** TASK INPUT **

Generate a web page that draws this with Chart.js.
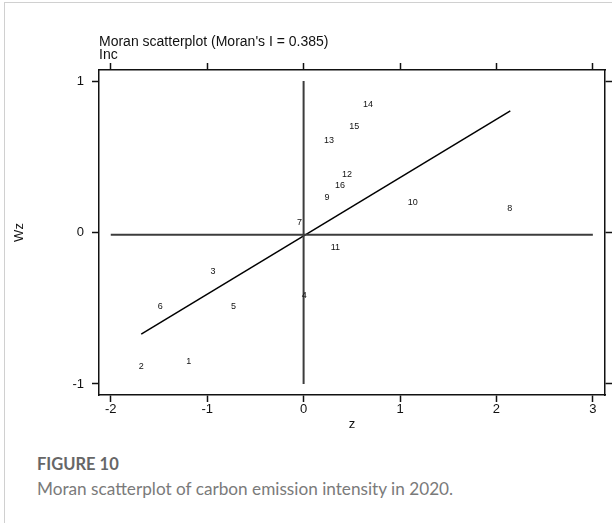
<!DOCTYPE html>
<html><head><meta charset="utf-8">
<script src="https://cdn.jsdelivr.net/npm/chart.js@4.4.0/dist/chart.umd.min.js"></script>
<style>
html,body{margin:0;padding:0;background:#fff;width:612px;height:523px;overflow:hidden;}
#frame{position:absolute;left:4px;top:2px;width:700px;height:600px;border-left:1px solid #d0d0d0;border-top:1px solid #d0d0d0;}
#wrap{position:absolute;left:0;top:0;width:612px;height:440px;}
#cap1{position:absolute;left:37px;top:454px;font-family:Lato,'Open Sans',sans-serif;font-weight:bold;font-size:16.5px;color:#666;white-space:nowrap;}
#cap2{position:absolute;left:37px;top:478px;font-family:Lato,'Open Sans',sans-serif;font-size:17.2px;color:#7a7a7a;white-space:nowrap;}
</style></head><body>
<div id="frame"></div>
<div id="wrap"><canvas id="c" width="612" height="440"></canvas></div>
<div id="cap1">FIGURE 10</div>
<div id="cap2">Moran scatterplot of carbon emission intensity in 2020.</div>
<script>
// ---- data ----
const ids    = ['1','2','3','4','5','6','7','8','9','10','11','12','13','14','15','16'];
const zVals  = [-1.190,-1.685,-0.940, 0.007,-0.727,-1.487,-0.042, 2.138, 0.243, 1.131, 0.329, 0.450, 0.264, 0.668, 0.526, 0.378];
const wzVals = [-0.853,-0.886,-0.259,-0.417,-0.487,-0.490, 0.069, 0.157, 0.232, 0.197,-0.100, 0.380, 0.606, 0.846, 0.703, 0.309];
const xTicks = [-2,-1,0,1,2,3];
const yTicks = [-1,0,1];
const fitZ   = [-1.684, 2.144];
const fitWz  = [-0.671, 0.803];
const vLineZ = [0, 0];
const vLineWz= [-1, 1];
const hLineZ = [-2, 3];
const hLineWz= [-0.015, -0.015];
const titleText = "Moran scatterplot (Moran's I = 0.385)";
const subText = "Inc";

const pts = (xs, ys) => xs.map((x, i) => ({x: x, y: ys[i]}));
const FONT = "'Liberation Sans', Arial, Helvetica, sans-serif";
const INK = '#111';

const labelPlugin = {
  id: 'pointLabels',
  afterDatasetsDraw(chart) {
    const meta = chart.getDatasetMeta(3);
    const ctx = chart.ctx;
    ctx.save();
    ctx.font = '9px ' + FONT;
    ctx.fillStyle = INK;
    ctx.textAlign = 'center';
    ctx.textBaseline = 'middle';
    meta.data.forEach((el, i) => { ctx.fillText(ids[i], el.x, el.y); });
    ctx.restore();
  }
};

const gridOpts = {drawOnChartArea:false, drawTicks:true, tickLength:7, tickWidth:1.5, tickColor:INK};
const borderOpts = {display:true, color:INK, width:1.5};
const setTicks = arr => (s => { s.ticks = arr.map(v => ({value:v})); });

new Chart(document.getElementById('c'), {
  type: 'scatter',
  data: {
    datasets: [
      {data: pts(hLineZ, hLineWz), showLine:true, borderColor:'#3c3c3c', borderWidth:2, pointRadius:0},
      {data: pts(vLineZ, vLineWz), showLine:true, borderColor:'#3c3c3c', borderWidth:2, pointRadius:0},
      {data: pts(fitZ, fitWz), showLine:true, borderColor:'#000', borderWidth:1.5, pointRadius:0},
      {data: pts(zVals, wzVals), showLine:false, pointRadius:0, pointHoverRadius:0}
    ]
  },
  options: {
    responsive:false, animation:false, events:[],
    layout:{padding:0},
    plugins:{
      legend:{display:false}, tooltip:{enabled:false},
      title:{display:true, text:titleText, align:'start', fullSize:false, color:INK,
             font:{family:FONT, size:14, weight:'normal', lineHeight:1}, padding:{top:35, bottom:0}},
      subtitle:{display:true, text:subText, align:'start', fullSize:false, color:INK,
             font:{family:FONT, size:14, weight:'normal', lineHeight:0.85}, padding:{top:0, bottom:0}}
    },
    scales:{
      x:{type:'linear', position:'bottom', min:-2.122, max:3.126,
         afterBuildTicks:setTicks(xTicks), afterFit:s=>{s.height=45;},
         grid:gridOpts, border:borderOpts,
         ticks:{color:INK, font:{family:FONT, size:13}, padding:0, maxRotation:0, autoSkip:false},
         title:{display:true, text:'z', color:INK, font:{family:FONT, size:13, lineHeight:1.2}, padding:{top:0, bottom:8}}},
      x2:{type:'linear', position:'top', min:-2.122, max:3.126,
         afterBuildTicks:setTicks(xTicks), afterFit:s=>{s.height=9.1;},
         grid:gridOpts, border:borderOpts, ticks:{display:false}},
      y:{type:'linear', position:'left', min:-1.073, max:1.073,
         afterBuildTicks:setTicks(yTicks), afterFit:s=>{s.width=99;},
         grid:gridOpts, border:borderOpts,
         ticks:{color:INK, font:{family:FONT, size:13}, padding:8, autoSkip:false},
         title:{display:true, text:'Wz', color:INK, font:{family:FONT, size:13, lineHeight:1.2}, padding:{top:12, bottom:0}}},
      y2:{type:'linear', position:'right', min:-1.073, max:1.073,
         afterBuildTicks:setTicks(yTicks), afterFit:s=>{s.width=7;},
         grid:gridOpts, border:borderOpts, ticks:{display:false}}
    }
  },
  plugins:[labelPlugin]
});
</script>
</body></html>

--

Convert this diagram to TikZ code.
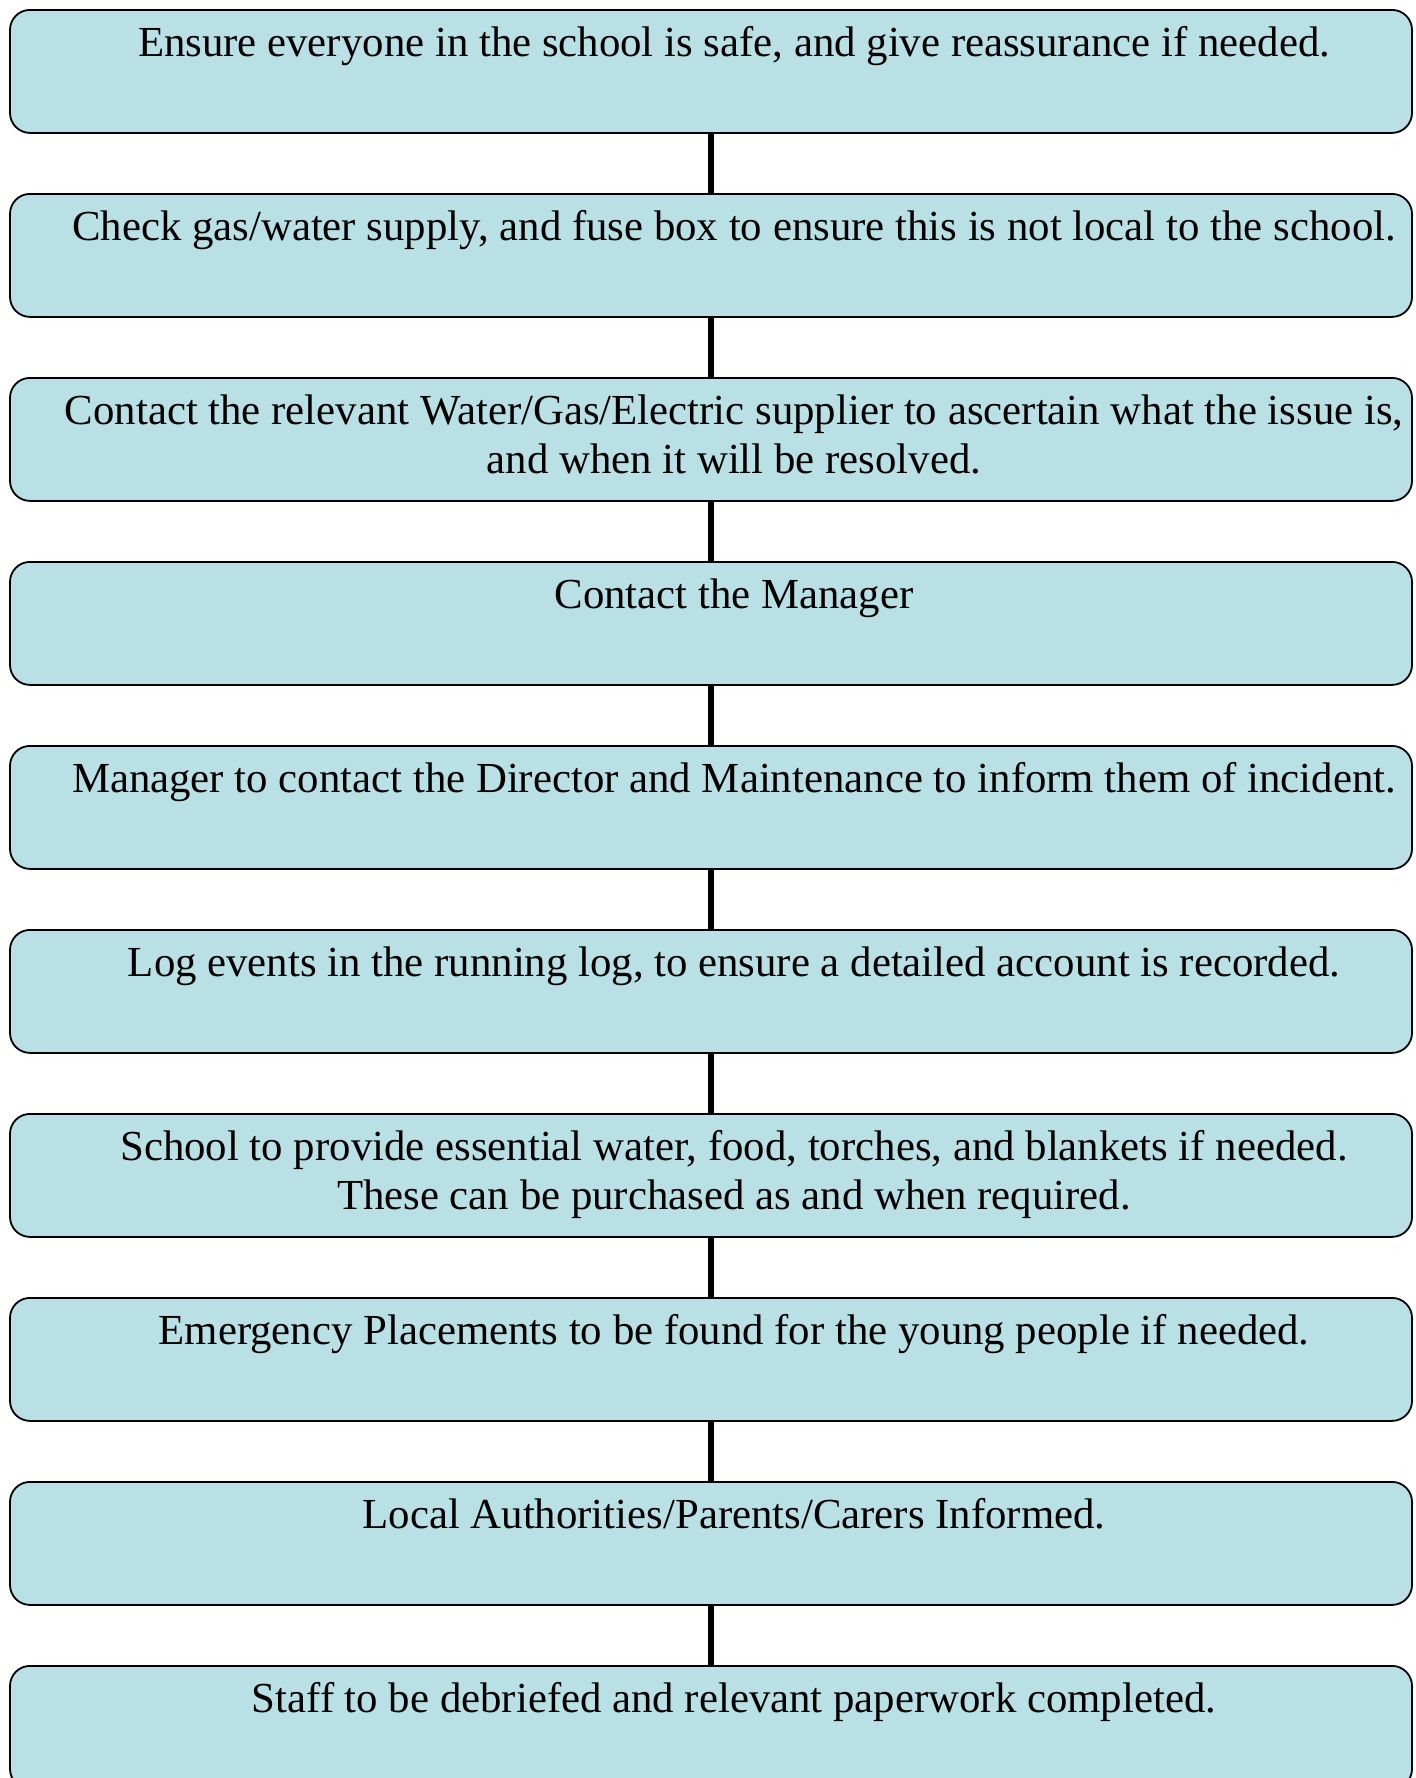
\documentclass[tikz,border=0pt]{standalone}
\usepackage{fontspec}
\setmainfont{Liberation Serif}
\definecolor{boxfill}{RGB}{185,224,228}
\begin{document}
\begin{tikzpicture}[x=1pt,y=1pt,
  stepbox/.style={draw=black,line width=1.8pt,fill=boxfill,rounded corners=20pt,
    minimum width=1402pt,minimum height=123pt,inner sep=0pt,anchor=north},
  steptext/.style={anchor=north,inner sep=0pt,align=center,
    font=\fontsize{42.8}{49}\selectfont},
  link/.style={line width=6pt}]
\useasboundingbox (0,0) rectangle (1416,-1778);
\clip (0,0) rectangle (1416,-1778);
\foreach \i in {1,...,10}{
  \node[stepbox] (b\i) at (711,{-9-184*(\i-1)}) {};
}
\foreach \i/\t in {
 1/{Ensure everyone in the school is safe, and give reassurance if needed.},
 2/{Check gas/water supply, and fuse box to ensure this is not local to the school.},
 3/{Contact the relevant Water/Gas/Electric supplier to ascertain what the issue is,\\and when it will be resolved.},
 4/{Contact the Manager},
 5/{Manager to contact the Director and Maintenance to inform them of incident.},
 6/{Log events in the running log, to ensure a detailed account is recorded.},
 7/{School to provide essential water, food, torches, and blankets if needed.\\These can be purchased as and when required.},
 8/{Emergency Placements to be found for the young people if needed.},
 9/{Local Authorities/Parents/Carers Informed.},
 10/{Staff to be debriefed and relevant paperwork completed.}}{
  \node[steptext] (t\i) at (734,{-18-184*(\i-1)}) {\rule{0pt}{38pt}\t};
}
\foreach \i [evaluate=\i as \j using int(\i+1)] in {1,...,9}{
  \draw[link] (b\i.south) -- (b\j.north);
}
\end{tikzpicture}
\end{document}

---

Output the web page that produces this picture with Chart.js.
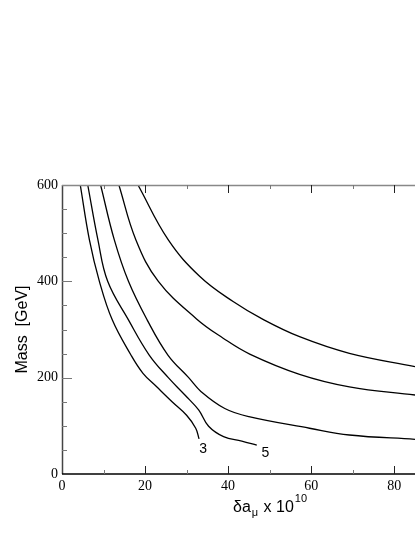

** YOUR TASK **
Write out every line of the data that holds the word "with".

** COMPLETE ANSWER **
Generate a web page that draws this with Chart.js.
Output the web page that produces this picture with Chart.js.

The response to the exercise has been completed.